Faithfully return all lines, omitting every embedded picture.
[START Source excerpt]
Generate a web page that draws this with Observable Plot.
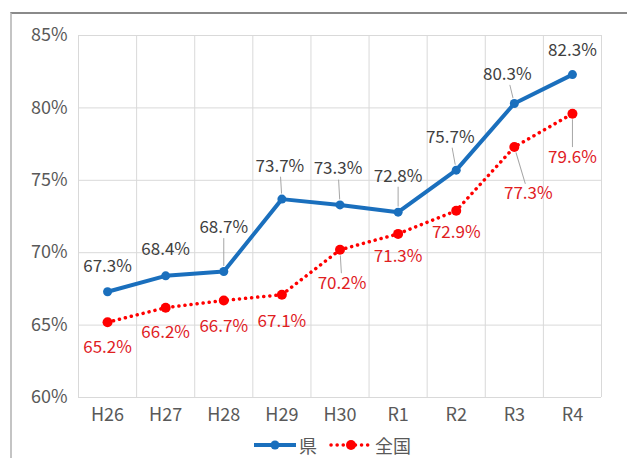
<!DOCTYPE html>
<html><head><meta charset="utf-8">
<script src="https://cdn.jsdelivr.net/npm/d3@7"></script>
<script src="https://cdn.jsdelivr.net/npm/@observablehq/plot@0.6"></script>
<style>
body{margin:0;width:627px;height:458px;overflow:hidden;position:relative;background:#fff;font-family:"Noto Sans CJK JP","Noto Sans",sans-serif;}
#frame{position:absolute;left:10px;top:12px;width:640px;height:500px;border-top:2px solid #8a8a8a;border-left:2px solid #c4c4c4;}
#chart{position:absolute;left:0;top:0;}
#legend{position:absolute;top:432px;left:253px;display:flex;align-items:center;font-size:18px;color:#595959;white-space:nowrap;}
#legend span{margin-right:12px;margin-left:2px;}
</style>
</head><body>
<div id="frame"></div>
<div id="chart"></div>
<div id="legend">
<svg width="44" height="20"><line x1="1" y1="10" x2="43" y2="10" stroke="#1a6fbd" stroke-width="4"/><circle cx="22" cy="10" r="4.5" fill="#1a6fbd"/></svg><span>県</span>
<svg width="44" height="20"><line x1="2" y1="10" x2="43" y2="10" stroke="#ff0000" stroke-width="3.5" stroke-dasharray="0.1 6" stroke-linecap="round"/><circle cx="22" cy="10" r="5" fill="#ff0000"/></svg><span>全国</span>
</div>
<script>
const categories = ["H26","H27","H28","H29","H30","R1","R2","R3","R4"];
const prefValues = [67.3,68.4,68.7,73.7,73.3,72.8,75.7,80.3,82.3];
const nationalValues = [65.2,66.2,66.7,67.1,70.2,71.3,72.9,77.3,79.6];
const yTicks = [60,65,70,75,80,85];

// manual label placement (pixel nudges, as in the original spreadsheet chart)
const prefLabelNudge = [[0,-25],[0,-26],[0,-44],[-2,-33],[-2,-36],[0,-36],[-6,-33],[-7,-29],[0,-24]];
const natLabelNudge  = [[0,25],[0,25],[0,26],[0,27],[2,34],[0,23],[0,22],[14,47],[0,44]];

const pref = categories.map((c,i)=>({i, c, v: prefValues[i]}));
const nat = categories.map((c,i)=>({i, c, v: nationalValues[i]}));
const idx = categories.map((c,i)=>i);
const edges = d3.range(-0.5, categories.length, 1);

const leaderShape = {draw(context, l) { context.moveTo(0, -6); context.lineTo(0, -l); }};

function labelMarks(data, nudges, fill) {
  const marks = [];
  data.forEach((d, k) => {
    const [dx, dy] = nudges[k];
    const dist = Math.hypot(dx, dy);
    if (dist >= 29) {
      const rot = Math.atan2(dx, -dy) * 180 / Math.PI;
      marks.push(Plot.vector([d], {x: "i", y: "v", length: dist - 11, rotate: rot, anchor: "start", shape: leaderShape, stroke: "#a6a6a6", strokeWidth: 1}));
    }
    marks.push(Plot.text([d], {x: "i", y: "v", text: e => e.v.toFixed(1) + "%", dx, dy, fill, fontSize: 17}));
  });
  return marks;
}

const chart = Plot.plot({
  width: 627, height: 432,
  marginLeft: 78, marginRight: 26, marginTop: 35, marginBottom: 35,
  style: {fontFamily: '"Noto Sans CJK JP","Noto Sans",sans-serif', fontSize: "18px", color: "#595959", background: "transparent", overflow: "visible"},
  x: {type: "linear", domain: [-0.5, categories.length - 0.5]},
  y: {domain: [60, 85]},
  marks: [
    Plot.ruleY(yTicks, {stroke: "#d9d9d9", strokeWidth: 1}),
    Plot.ruleX(edges, {stroke: "#d9d9d9", strokeWidth: 1}),
    Plot.axisX(idx, {tickSize: 0, tickPadding: 11, tickFormat: i => categories[i], fontSize: 18, fill: "#595959", label: null}),
    Plot.axisY(yTicks, {tickSize: 0, tickPadding: 11, tickFormat: d => d + "%", fontSize: 18, fill: "#595959", label: null}),
    ...labelMarks(pref, prefLabelNudge, "#404040"),
    ...labelMarks(nat, natLabelNudge, "#e0201f"),
    Plot.line(nat, {x: "i", y: "v", stroke: "#ff0000", strokeWidth: 3.5, strokeDasharray: "0.1 6", strokeLinecap: "round"}),
    Plot.dot(nat, {x: "i", y: "v", r: 5, fill: "#ff0000"}),
    Plot.line(pref, {x: "i", y: "v", stroke: "#1a6fbd", strokeWidth: 4}),
    Plot.dot(pref, {x: "i", y: "v", r: 4.5, fill: "#1a6fbd"})
  ]
});
document.getElementById("chart").appendChild(chart);
</script>
</body></html>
[END Source excerpt]
## Solution to this problem:
Generate a web page that draws this with Observable Plot.
<!DOCTYPE html>
<html><head><meta charset="utf-8">
<script src="https://cdn.jsdelivr.net/npm/d3@7"></script>
<script src="https://cdn.jsdelivr.net/npm/@observablehq/plot@0.6"></script>
<style>
body{margin:0;width:627px;height:458px;overflow:hidden;position:relative;background:#fff;font-family:"Noto Sans CJK JP","Noto Sans",sans-serif;}
#frame{position:absolute;left:10px;top:12px;width:640px;height:500px;border-top:2px solid #8a8a8a;border-left:2px solid #c4c4c4;}
#chart{position:absolute;left:0;top:0;}
#legend{position:absolute;top:432px;left:253px;display:flex;align-items:center;font-size:18px;color:#595959;white-space:nowrap;}
#legend span{margin-right:12px;margin-left:2px;}
</style>
</head><body>
<div id="frame"></div>
<div id="chart"></div>
<div id="legend">
<svg width="44" height="20"><line x1="1" y1="10" x2="43" y2="10" stroke="#1a6fbd" stroke-width="4"/><circle cx="22" cy="10" r="4.5" fill="#1a6fbd"/></svg><span>県</span>
<svg width="44" height="20"><line x1="2" y1="10" x2="43" y2="10" stroke="#ff0000" stroke-width="3.5" stroke-dasharray="0.1 6" stroke-linecap="round"/><circle cx="22" cy="10" r="5" fill="#ff0000"/></svg><span>全国</span>
</div>
<script>
const categories = ["H26","H27","H28","H29","H30","R1","R2","R3","R4"];
const prefValues = [67.3,68.4,68.7,73.7,73.3,72.8,75.7,80.3,82.3];
const nationalValues = [65.2,66.2,66.7,67.1,70.2,71.3,72.9,77.3,79.6];
const yTicks = [60,65,70,75,80,85];

// manual label placement (pixel nudges, as in the original spreadsheet chart)
const prefLabelNudge = [[0,-25],[0,-26],[0,-44],[-2,-33],[-2,-36],[0,-36],[-6,-33],[-7,-29],[0,-24]];
const natLabelNudge  = [[0,25],[0,25],[0,26],[0,27],[2,34],[0,23],[0,22],[14,47],[0,44]];

const pref = categories.map((c,i)=>({i, c, v: prefValues[i]}));
const nat = categories.map((c,i)=>({i, c, v: nationalValues[i]}));
const idx = categories.map((c,i)=>i);
const edges = d3.range(-0.5, categories.length, 1);

const leaderShape = {draw(context, l) { context.moveTo(0, -6); context.lineTo(0, -l); }};

function labelMarks(data, nudges, fill) {
  const marks = [];
  data.forEach((d, k) => {
    const [dx, dy] = nudges[k];
    const dist = Math.hypot(dx, dy);
    if (dist >= 29) {
      const rot = Math.atan2(dx, -dy) * 180 / Math.PI;
      marks.push(Plot.vector([d], {x: "i", y: "v", length: dist - 11, rotate: rot, anchor: "start", shape: leaderShape, stroke: "#a6a6a6", strokeWidth: 1}));
    }
    marks.push(Plot.text([d], {x: "i", y: "v", text: e => e.v.toFixed(1) + "%", dx, dy, fill, fontSize: 17}));
  });
  return marks;
}

const chart = Plot.plot({
  width: 627, height: 432,
  marginLeft: 78, marginRight: 26, marginTop: 35, marginBottom: 35,
  style: {fontFamily: '"Noto Sans CJK JP","Noto Sans",sans-serif', fontSize: "18px", color: "#595959", background: "transparent", overflow: "visible"},
  x: {type: "linear", domain: [-0.5, categories.length - 0.5]},
  y: {domain: [60, 85]},
  marks: [
    Plot.ruleY(yTicks, {stroke: "#d9d9d9", strokeWidth: 1}),
    Plot.ruleX(edges, {stroke: "#d9d9d9", strokeWidth: 1}),
    Plot.axisX(idx, {tickSize: 0, tickPadding: 11, tickFormat: i => categories[i], fontSize: 18, fill: "#595959", label: null}),
    Plot.axisY(yTicks, {tickSize: 0, tickPadding: 11, tickFormat: d => d + "%", fontSize: 18, fill: "#595959", label: null}),
    ...labelMarks(pref, prefLabelNudge, "#404040"),
    ...labelMarks(nat, natLabelNudge, "#e0201f"),
    Plot.line(nat, {x: "i", y: "v", stroke: "#ff0000", strokeWidth: 3.5, strokeDasharray: "0.1 6", strokeLinecap: "round"}),
    Plot.dot(nat, {x: "i", y: "v", r: 5, fill: "#ff0000"}),
    Plot.line(pref, {x: "i", y: "v", stroke: "#1a6fbd", strokeWidth: 4}),
    Plot.dot(pref, {x: "i", y: "v", r: 4.5, fill: "#1a6fbd"})
  ]
});
document.getElementById("chart").appendChild(chart);
</script>
</body></html>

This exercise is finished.